Influence of the synthesis parameters on the efficiency of fluorescent ion-imprinted polymers for lead detection

Abstract

New fluorescent ion-imprinted polymers (IIPs) specific for Pb(II) detection were synthesized by precipitation polymerization. The fluorescent activity of the IIPs was provided by a fluorescent functional monomer, ANQ-ST, based on the chelating 5-amino-8-hydroxyquinoline moiety coupled to anthracene and a styrenic group. Various synthesis parameters were tested: metal/functional monomer ratio, polymerization solvent and crosslinker (ethyleneglycol dimethacrylate, EGDMA, or divinylbenzene, DVB). The characterization of the different IIPs was carried out by solid-state 13C NMR spectroscopy, to analyse the structure of the polymers and to attest the integration of the ANQ-ST in the polymer matrix, and by scanning electron microscopy and nitrogen adsorption/desorption experiments, to study the morphology of the prepared materials. After characterization, the IIPs and their corresponding non-imprinted polymer (NIPs) were subjected to various fluorescence studies, in order to conclude on the influence of the synthesis parameters onto the polymer properties.
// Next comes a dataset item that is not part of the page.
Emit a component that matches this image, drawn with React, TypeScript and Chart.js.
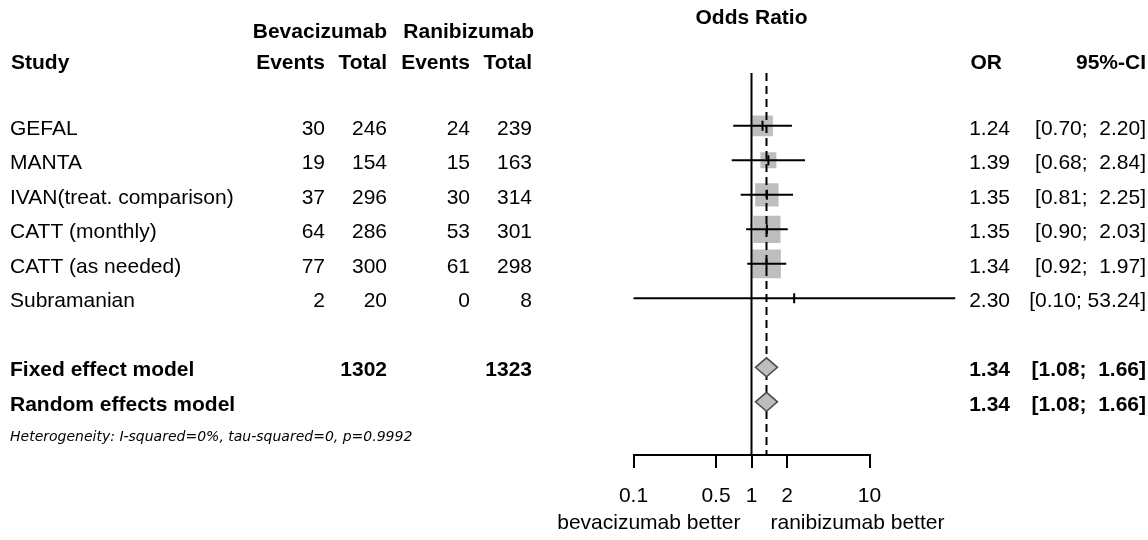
import { useEffect, useRef } from "react";
import { Chart, registerables } from "chart.js";

Chart.register(...registerables);

// ---- data ----
const studies = [
  "GEFAL",
  "MANTA",
  "IVAN(treat. comparison)",
  "CATT (monthly)",
  "CATT (as needed)",
  "Subramanian",
];
const bevEvents = [30, 19, 37, 64, 77, 2];
const bevTotal = [246, 154, 296, 286, 300, 20];
const ranEvents = [24, 15, 30, 53, 61, 0];
const ranTotal = [239, 163, 314, 301, 298, 8];
const oddsRatio = [1.24, 1.39, 1.35, 1.35, 1.34, 2.3];
const ciLower = [0.7, 0.68, 0.81, 0.9, 0.92, 0.1];
const ciUpper = [2.2, 2.84, 2.25, 2.03, 1.97, 53.24];
const weights = [15.3, 9.1, 19.4, 26.4, 29.5, 0.3];

const summaryLabels = ["Fixed effect model", "Random effects model"];
const summaryOR = [1.34, 1.34];
const summaryLower = [1.08, 1.08];
const summaryUpper = [1.66, 1.66];
const summaryBevTotal = ["1302", ""];
const summaryRanTotal = ["1323", ""];

const tickValues = [0.1, 0.5, 1, 2, 10];
const tickLabels = ["0.1", "0.5", "1", "2", "10"];
const heterogeneityText = "Heterogeneity: I-squared=0%, tau-squared=0, p=0.9992";

// ---- layout ----
const FONT = "'Liberation Sans', Arial, sans-serif";
const studyRows = studies.map((_, i) => i);
const summaryRows = [7, 8];
const hetRow = 9;
const TEXT_DY = 3;

const fmt = (v: number) => v.toFixed(2);
const fmtCI = (lo: number, hi: number) =>
  `[${fmt(lo)}; ${fmt(hi).padStart(5, " ")}]`;

const forestPlugin = {
  id: "forest",
  beforeDatasetDraw(chart: any, args: any) {
    if (args.index !== 1) return;
    const { ctx, chartArea } = chart;
    const x = chart.scales.x;
    const y = chart.scales.y;
    ctx.save();
    ctx.strokeStyle = "#000";
    ctx.lineWidth = 2;
    // line of no effect
    const x1 = x.getPixelForValue(1);
    ctx.beginPath();
    ctx.moveTo(x1, chartArea.top);
    ctx.lineTo(x1, chartArea.bottom);
    ctx.stroke();
    // summary dashed line
    const xs = x.getPixelForValue(summaryOR[0]);
    ctx.setLineDash([8, 5]);
    ctx.beginPath();
    ctx.moveTo(xs, chartArea.top);
    ctx.lineTo(xs, chartArea.bottom);
    ctx.stroke();
    ctx.setLineDash([]);
    // confidence intervals
    studyRows.forEach((r, i) => {
      const py = y.getPixelForValue(r);
      ctx.beginPath();
      ctx.moveTo(x.getPixelForValue(ciLower[i]), py);
      ctx.lineTo(x.getPixelForValue(ciUpper[i]), py);
      ctx.stroke();
    });
    ctx.restore();
  },
  afterDatasetsDraw(chart: any) {
    const { ctx } = chart;
    const x = chart.scales.x;
    const y = chart.scales.y;
    ctx.save();
    summaryRows.forEach((r, i) => {
      const py = y.getPixelForValue(r);
      const h = 9.5;
      ctx.beginPath();
      ctx.moveTo(x.getPixelForValue(summaryLower[i]), py);
      ctx.lineTo(x.getPixelForValue(summaryOR[i]), py - h);
      ctx.lineTo(x.getPixelForValue(summaryUpper[i]), py);
      ctx.lineTo(x.getPixelForValue(summaryOR[i]), py + h);
      ctx.closePath();
      ctx.fillStyle = "#bdbdbd";
      ctx.fill();
      ctx.strokeStyle = "#4a4a4a";
      ctx.lineWidth = 1.5;
      ctx.stroke();
    });
    ctx.restore();
  },
  afterDraw(chart: any) {
    const { ctx } = chart;
    const x = chart.scales.x;
    const y = chart.scales.y;
    const x1 = x.getPixelForValue(1);
    const bold = `bold 21px ${FONT}`;
    const reg = `21px ${FONT}`;
    ctx.save();
    ctx.fillStyle = "#000";
    ctx.textBaseline = "middle";
    const text = (s: string, px: number, py: number, align: CanvasTextAlign, font: string) => {
      ctx.font = font;
      ctx.textAlign = align;
      ctx.fillText(s, px, py);
    };
    // headers
    text("Odds Ratio", x1, 18, "center", bold);
    text("Bevacizumab", 387, 32, "right", bold);
    text("Ranibizumab", 534, 32, "right", bold);
    text("Study", 11, 63.5, "left", bold);
    text("Events", 325, 63.5, "right", bold);
    text("Total", 387, 63.5, "right", bold);
    text("Events", 470, 63.5, "right", bold);
    text("Total", 532, 63.5, "right", bold);
    text("OR", 1002, 63.5, "right", bold);
    text("95%-CI", 1146, 63.5, "right", bold);
    // study rows
    studyRows.forEach((r, i) => {
      const py = y.getPixelForValue(r) + TEXT_DY;
      text(studies[i], 10, py, "left", reg);
      text(String(bevEvents[i]), 325, py, "right", reg);
      text(String(bevTotal[i]), 387, py, "right", reg);
      text(String(ranEvents[i]), 470, py, "right", reg);
      text(String(ranTotal[i]), 532, py, "right", reg);
      text(fmt(oddsRatio[i]), 1010, py, "right", reg);
      text(fmtCI(ciLower[i], ciUpper[i]), 1146, py, "right", reg);
    });
    // summary rows
    summaryRows.forEach((r, i) => {
      const py = y.getPixelForValue(r) + TEXT_DY;
      text(summaryLabels[i], 10, py, "left", bold);
      text(summaryBevTotal[i], 387, py, "right", bold);
      text(summaryRanTotal[i], 532, py, "right", bold);
      text(fmt(summaryOR[i]), 1010, py, "right", bold);
      text(fmtCI(summaryLower[i], summaryUpper[i]), 1146, py, "right", bold);
    });
    // heterogeneity
    text(heterogeneityText, 10, y.getPixelForValue(hetRow) + 1, "left", `italic 14px 'DejaVu Sans', sans-serif`);
    // direction labels
    text("bevacizumab better", x1 - 11, 523, "right", reg);
    text("ranibizumab better", x1 + 19, 523, "left", reg);
    ctx.restore();
  },
};

export default function App() {
  const canvasRef = useRef<HTMLCanvasElement | null>(null);

  useEffect(() => {
    const canvas = canvasRef.current;
    if (!canvas) return;
    const boxScale = 5.3;
    const chart = new Chart(canvas, {
      type: "scatter",
      data: {
        datasets: [
          {
            label: "weight boxes",
            data: studyRows.map((r, i) => ({ x: oddsRatio[i], y: r })),
            pointStyle: "rect",
            pointRadius: weights.map((w) => (boxScale * Math.sqrt(w)) / Math.SQRT2),
            backgroundColor: "#bebebe",
            borderWidth: 0,
            order: 2,
          },
          {
            label: "point estimates",
            data: studyRows.map((r, i) => ({ x: oddsRatio[i], y: r })),
            pointStyle: "line",
            rotation: 90,
            pointRadius: 5,
            borderColor: "#000",
            borderWidth: 2,
            order: 1,
          },
        ],
      },
      options: {
        animation: false,
        responsive: false,
        events: [],
        layout: { padding: { left: 633.5, right: 278.5, top: 73, bottom: 0 } },
        plugins: { legend: { display: false }, tooltip: { enabled: false } },
        scales: {
          x: {
            type: "logarithmic",
            min: 0.1,
            max: 10,
            position: "bottom",
            afterBuildTicks: (s: any) => {
              s.ticks = tickValues.map((v) => ({ value: v }));
            },
            afterFit: (s: any) => {
              s.height = 85;
            },
            grid: {
              display: true,
              drawOnChartArea: false,
              drawTicks: true,
              tickLength: 13,
              color: "#000",
              lineWidth: 2,
            },
            border: { display: true, color: "#000", width: 2 },
            ticks: {
              autoSkip: false,
              maxRotation: 0,
              color: "#000",
              padding: 16,
              font: { family: FONT, size: 21 },
              callback: (_v: any, i: number) => tickLabels[i],
            },
          },
          y: {
            type: "linear",
            display: false,
            reverse: true,
            min: -1.53,
            max: 9.54,
          },
        },
      },
      plugins: [forestPlugin],
    } as any);
    return () => chart.destroy();
  }, []);

  return (
    <div style={{ position: "absolute", left: 0, top: 0, width: 1148, height: 540, background: "#fff" }}>
      <canvas ref={canvasRef} width={1148} height={540} style={{ display: "block" }} />
    </div>
  );
}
The results demonstrated that the IIP synthesized with a metal/functional monomer ratio of 0.42 in DMSO/MeOH (1:1, v/v) and using EGDMA as a crosslinker was very sensitive to the presence of Pb(II) ions and almost not to other tested ions (Ag(I), Na(I), Ca(II), Cd(II), Co(II), Cu(II) and Zn(II)), even introduced in high excess. Calibration curves were performed in various matrices: ultra-pure water, buffered water at pH 7.0 and 8.1, seawater, tap water. They highlighted the low impact of the tested matrices onto the detection and allowed to determine a limit of detection of 2.4 μg/L and a linear range of 8.0–50 μg/L. Finally, the very good recovery obtained in natural samples emphasized the potential for the synthesized IIP to detect Pb(II) in natural waters.